Microsoft’s 500 acre campus in Redmond, Washington, has 125 buildings for their 41,664 employee headquarters. And for the past three years it has been turned into one of the smartest corporate campuses in the world.
How have they done it? Director of Facilities and Energy Darrell Smith and his team have diligently unified a network of 30,000 unconnected sensors from different areas. These sensors had been acquired over several decades and were not compatible.
The challenge they faced was that it would cost upward of $60 million to replace enough equipment to get all the sensors to work together.
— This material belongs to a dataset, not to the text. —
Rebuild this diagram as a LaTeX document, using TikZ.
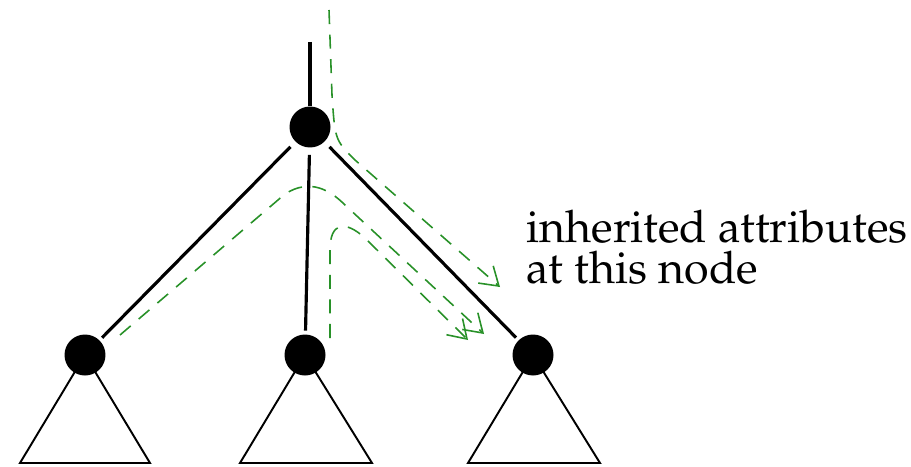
\documentclass[tikz,border=0pt]{standalone}
\usepackage[T1]{fontenc}
\usepackage{mathpazo}
\usepackage{xcolor}
\usepackage{tikz}
\usetikzlibrary{arrows.meta,backgrounds}

\definecolor{flowgreen}{RGB}{40,145,40}

\begin{document}
\begin{tikzpicture}[x=0.02cm, y=-0.02cm,
      dot/.style={circle, fill=black, inner sep=0pt, minimum size=0.82cm},
      edge/.style={line width=1.8pt},
      subtree/.style={line width=1.1pt},
      flow/.style={flowgreen, line width=0.9pt, dash pattern=on 8pt off 6pt,
                   -{Straight Barb[length=10pt,width=13pt,line width=0.9pt]}},
      lbl/.style={anchor=base west, inner sep=0pt, font=\fontsize{25.5}{28}\selectfont}]
    \useasboundingbox (0,0) rectangle (911,466);
    % tree
    \node[dot] (root) at (310,127) {};
    \node[dot] (lc) at (85,355)  {};
    \node[dot] (mc) at (305,355) {};
    \node[dot] (rc) at (533,355) {};
    \coordinate (top) at (310,42);
    \draw[edge] (top)--(root);
    \draw[edge,shorten <=4pt,shorten >=2pt] (root)--(lc);
    \draw[edge,shorten <=4pt,shorten >=2pt] (root)--(mc);
    \draw[edge,shorten <=4pt,shorten >=2pt] (root)--(rc);
    % subtrees
    \begin{scope}[on background layer]
      \draw[subtree] (lc.center)--++(-65,108)--++(130,0)--cycle;
      \draw[subtree] (mc.center)--++(-65,108)--++(132,0)--cycle;
      \draw[subtree] (rc.center)--++(-65,108)--++(132,0)--cycle;
    \end{scope}
    % attribute flow
    \coordinate (a0) at (329,10);
    \coordinate (a1) at (500,287);
    \draw[flow] (a0)--(332,95) .. controls (335,140) .. (355,160) -- (a1);
    \coordinate (b0) at (120,335);
    \coordinate (b1) at (484,334);
    \draw[flow] (b0)--(285,194) .. controls (310,178) and (330,190) .. (345,205) -- (b1);
    \coordinate (c0) at (330,338);
    \coordinate (c1) at (468,340);
    \draw[flow] (c0)--(330,250) .. controls (330,222) and (345,220) .. (365,238) -- (c1);
    % label
    \node[lbl] (t1) at (526,242) {inherited attributes};
    \node[lbl] (t2) at (526,283) {at this node};
  \end{tikzpicture}
\end{document}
Additionally, it would also mean displacing employees and losing work while teams temporarily shut down labs.
Unfortunately, they could not find a cheaper alternative. So they invented one.
The software that the team built strings together 30,000 building sensors that track things such as heaters, air conditioners, fans and lights – harvesting billions of data points per week. That data – collected in The Redmond Operations Center (the ROC) – has given the team deep insights, enabled better diagnostics and has allowed for far more intelligent decision making.
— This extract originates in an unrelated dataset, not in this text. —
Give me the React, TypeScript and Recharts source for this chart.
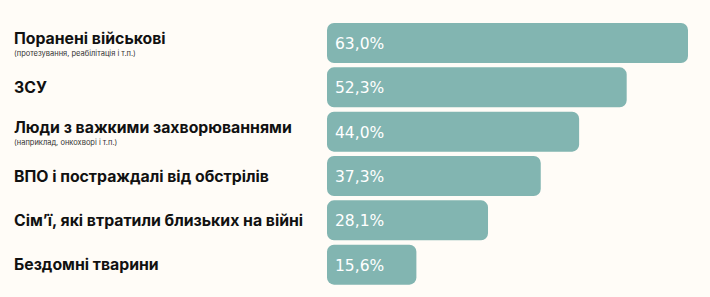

A test run of the program in 13 Microsoft buildings has provided staggering results – not only has Microsoft saved energy and millions in maintenance and utility costs, but the company also is hyper-aware of the way its buildings perform.
In one building garage, exhaust fans had been mistakenly left on for a year wasting USD 66,000. Within moments of coming online, the smart buildings solution sniffed out this fault and the problem was corrected.
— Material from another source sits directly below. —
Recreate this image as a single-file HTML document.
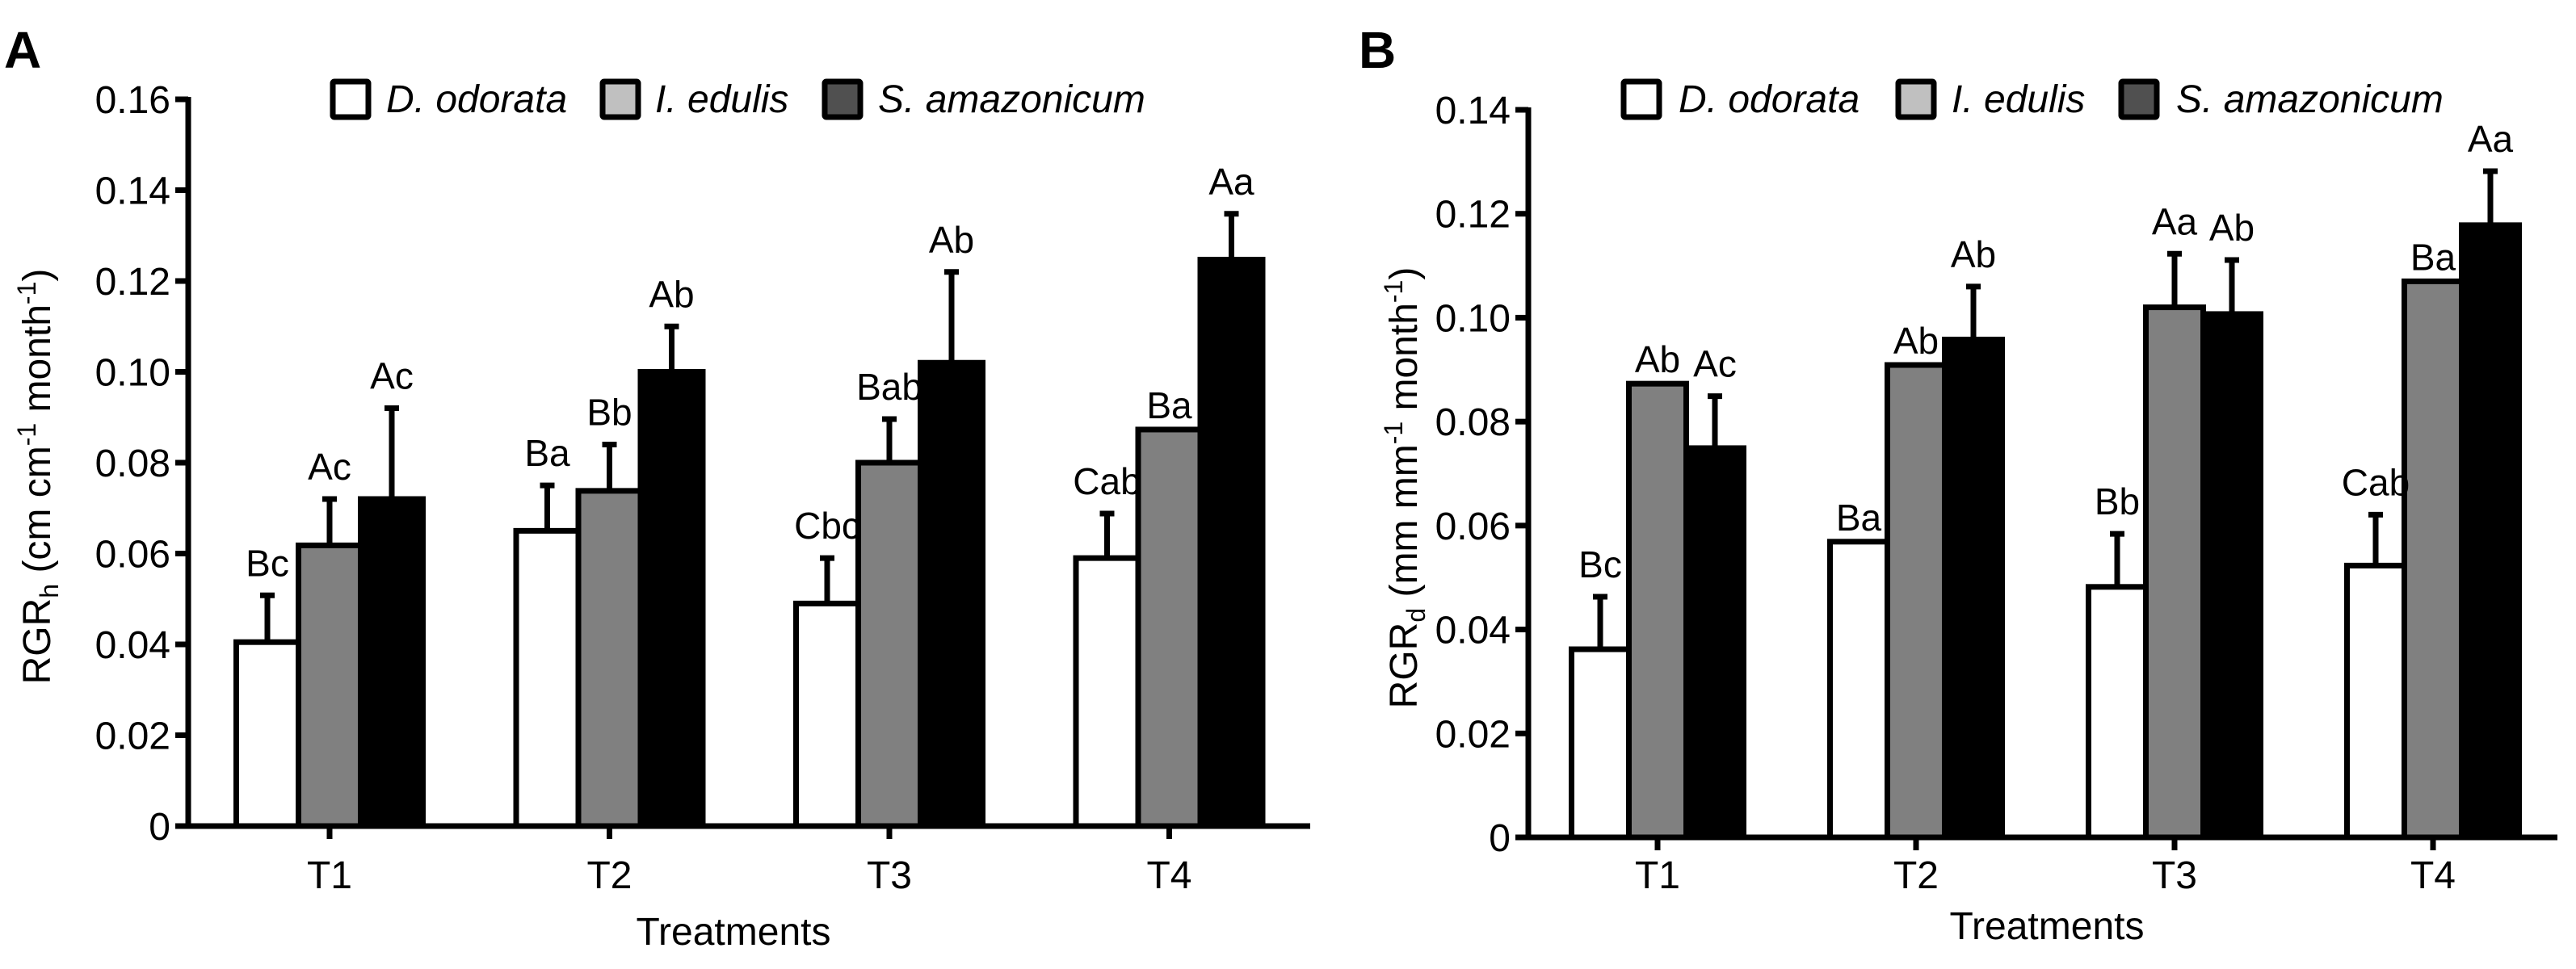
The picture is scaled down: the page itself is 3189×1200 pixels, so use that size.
<!DOCTYPE html>
<html><head><meta charset="utf-8"><style>
html,body{margin:0;padding:0;background:#fff;}
svg{display:block;font-family:"Liberation Sans",Arial,sans-serif;}
</style></head><body>
<svg id="chart" width="3189" height="1200" viewBox="0 0 3189 1200" xmlns="http://www.w3.org/2000/svg"></svg>
<script>
const categories = ["T1","T2","T3","T4"];
const seriesNames = ["D. odorata","I. edulis","S. amazonicum"];
// Panel A (RGRh)
const aOdorata = [0.0405, 0.065, 0.049, 0.059];
const aEdulis = [0.0618, 0.0738, 0.080, 0.0873];
const aAmazon = [0.072, 0.100, 0.102, 0.1247];
const aOdorataErr = [0.0103, 0.010, 0.010, 0.0098];
const aEdulisErr = [0.0102, 0.0102, 0.0096, 0];
const aAmazonErr = [0.020, 0.010, 0.020, 0.0101];
const aOdorataLbl = ["Bc","Ba","Cbc","Cab"];
const aEdulisLbl = ["Ac","Bb","Bab","Ba"];
const aAmazonLbl = ["Ac","Ab","Ab","Aa"];
const aTicks = [0,0.02,0.04,0.06,0.08,0.10,0.12,0.14,0.16];
const aTickLbl = ["0","0.02","0.04","0.06","0.08","0.10","0.12","0.14","0.16"];
// Panel B (RGRd)
const bOdorata = [0.0362, 0.0569, 0.0482, 0.0523];
const bEdulis = [0.0873, 0.0909, 0.102, 0.107];
const bAmazon = [0.0749, 0.0958, 0.1007, 0.1178];
const bOdorataErr = [0.0101, 0, 0.0102, 0.0098];
const bEdulisErr = [0, 0, 0.0103, 0];
const bAmazonErr = [0.010, 0.0102, 0.0104, 0.0104];
const bOdorataLbl = ["Bc","Ba","Bb","Cab"];
const bEdulisLbl = ["Ab","Ab","Aa","Ba"];
const bAmazonLbl = ["Ac","Ab","Ab","Aa"];
const bTicks = [0,0.02,0.04,0.06,0.08,0.10,0.12,0.14];
const bTickLbl = ["0","0.02","0.04","0.06","0.08","0.10","0.12","0.14"];

const NS="http://www.w3.org/2000/svg";
const svg=document.getElementById('chart');
function mk(tag,attrs,parent){const e=document.createElementNS(NS,tag);for(const k in attrs)e.setAttribute(k,attrs[k]);(parent||svg).appendChild(e);return e;}

function panel(cfg){
  const g=mk('g',{});
  
  
  const yS=v=>cfg.y0-(v/cfg.ymax)*(cfg.y0-cfg.yTop);
  const xS=i=>cfg.x1+i*cfg.step;
  const pl=mk('text',{x:cfg.letterX,y:84,'font-size':64,'font-weight':'bold'},g);pl.textContent=cfg.letter;
  
  
  cfg.ticks.forEach((t,i)=>{
    const y=yS(t);
    const tk=mk('line',{x1:cfg.ax-16,x2:cfg.ax,y1:y,y2:y,stroke:'#000','stroke-width':7},g);
    
    
    const tl=mk('text',{x:cfg.ax-22,y:y+17,'font-size':48,'text-anchor':'end'},g);tl.textContent=cfg.tickLbl[i];
    
    
  });
  const fills=['#fff','#808080','#000'];
  const sets=[cfg.s1,cfg.s2,cfg.s3],errs=[cfg.e1,cfg.e2,cfg.e3],lbls=[cfg.l1,cfg.l2,cfg.l3];
  const bw=cfg.bw;
  const labelLayer=[];
  categories.forEach((c,i)=>{
    const cx=xS(i);
    sets.forEach((s,j)=>{
      const left=cx-1.5*bw+j*bw;
      const top=yS(s[i]);
      const r=mk('rect',{x:left,y:top,width:bw,height:cfg.y0-top,fill:fills[j],stroke:'#000','stroke-width':7},g);
      
      
      const et=yS(s[i]+errs[j][i]);
      if(errs[j][i]>0){
        const el=mk('path',{d:`M${left+bw/2},${top} V${et} M${left+bw/2-9},${et} H${left+bw/2+9}`,stroke:'#000','stroke-width':7,fill:'none'},g);
        
        
      }
      labelLayer.push({x:left+bw/2,y:et-(errs[j][i]>0?24:14),t:lbls[j][i]});
    });
    const xt=mk('line',{x1:cx,x2:cx,y1:cfg.y0,y2:cfg.y0+16,stroke:'#000','stroke-width':7},g);
    
    
    const xl=mk('text',{x:cx,y:1100,'font-size':48,'text-anchor':'middle'},g);xl.textContent=c;
    
    
  });
  labelLayer.forEach(L=>{
    const lt=mk('text',{x:L.x,y:L.y,'font-size':46,'text-anchor':'middle'},g);
    lt.textContent=L.t;
    
    
  });
  const ya=mk('line',{x1:cfg.ax,x2:cfg.ax,y1:cfg.yTop-3,y2:cfg.y0+3,stroke:'#000','stroke-width':7},g);
  
  
  const xa=mk('line',{x1:cfg.ax-7,x2:cfg.xEnd,y1:cfg.y0,y2:cfg.y0,stroke:'#000','stroke-width':7},g);
  
  
  const xtl=mk('text',{x:cfg.xtX,y:cfg.xtY,'font-size':48,'text-anchor':'middle'},g);xtl.textContent='Treatments';
  
  
  const ytl=mk('text',{x:0,y:0,'font-size':48,'text-anchor':'middle',transform:`translate(${cfg.ytX},${cfg.ytY}) rotate(-90)`},g);
  ytl.innerHTML=cfg.ytitle;
  
  
  const lf=['#fff','#c0c0c0','#505050'];
  seriesNames.forEach((n,j)=>{
    const bx=mk('rect',{x:cfg.legBox[j],y:101,width:44,height:44,fill:lf[j],stroke:'#000','stroke-width':7,rx:2},g);
    
    
    const lt=mk('text',{x:cfg.legTxt[j],y:139,'font-size':48,'font-style':'italic'},g);lt.textContent=n;
    
    
  });
}

panel({id:'a',letter:'A',letterX:5,ax:233,y0:1023,yTop:123,ymax:0.16,x1:408,step:346.5,bw:77,xEnd:1622,
  ticks:aTicks,tickLbl:aTickLbl,s1:aOdorata,s2:aEdulis,s3:aAmazon,e1:aOdorataErr,e2:aEdulisErr,e3:aAmazonErr,
  l1:aOdorataLbl,l2:aEdulisLbl,l3:aAmazonLbl,xtX:908,xtY:1170,ytX:62,ytY:590,
  ytitle:'RGR<tspan font-size="32" dy="10">h</tspan><tspan dy="-10"> (cm cm</tspan><tspan font-size="32" dy="-18">-1</tspan><tspan dy="18"> month</tspan><tspan font-size="32" dy="-18">-1</tspan><tspan dy="18">)</tspan>',
  legBox:[412,746,1021],legTxt:[478,811,1087]});
panel({id:'b',letter:'B',letterX:1682,ax:1892,y0:1037,yTop:136,ymax:0.14,x1:2052,step:320,bw:71,xEnd:3166,
  ticks:bTicks,tickLbl:bTickLbl,s1:bOdorata,s2:bEdulis,s3:bAmazon,e1:bOdorataErr,e2:bEdulisErr,e3:bAmazonErr,
  l1:bOdorataLbl,l2:bEdulisLbl,l3:bAmazonLbl,xtX:2534,xtY:1163,ytX:1754,ytY:604,
  ytitle:'RGR<tspan font-size="32" dy="10">d</tspan><tspan dy="-10"> (mm mm</tspan><tspan font-size="32" dy="-18">-1</tspan><tspan dy="18"> month</tspan><tspan font-size="32" dy="-18">-1</tspan><tspan dy="18">)</tspan>',
  legBox:[2010,2350,2626],legTxt:[2078,2416,2694]});
</script>
</body></html>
In another building, the software informed engineers about a pressurization issue in a chilled water system. The problem took less than five minutes to fix, resulting in USD 12,000 of savings each year.
In the past, manual efforts to make the building run more efficiently resulted in annual savings of USD 250,000. Today, the ROC functions as the “brain” of the Microsoft Redmond campus and with the new data gold rush they are able to save USD 1.5 million.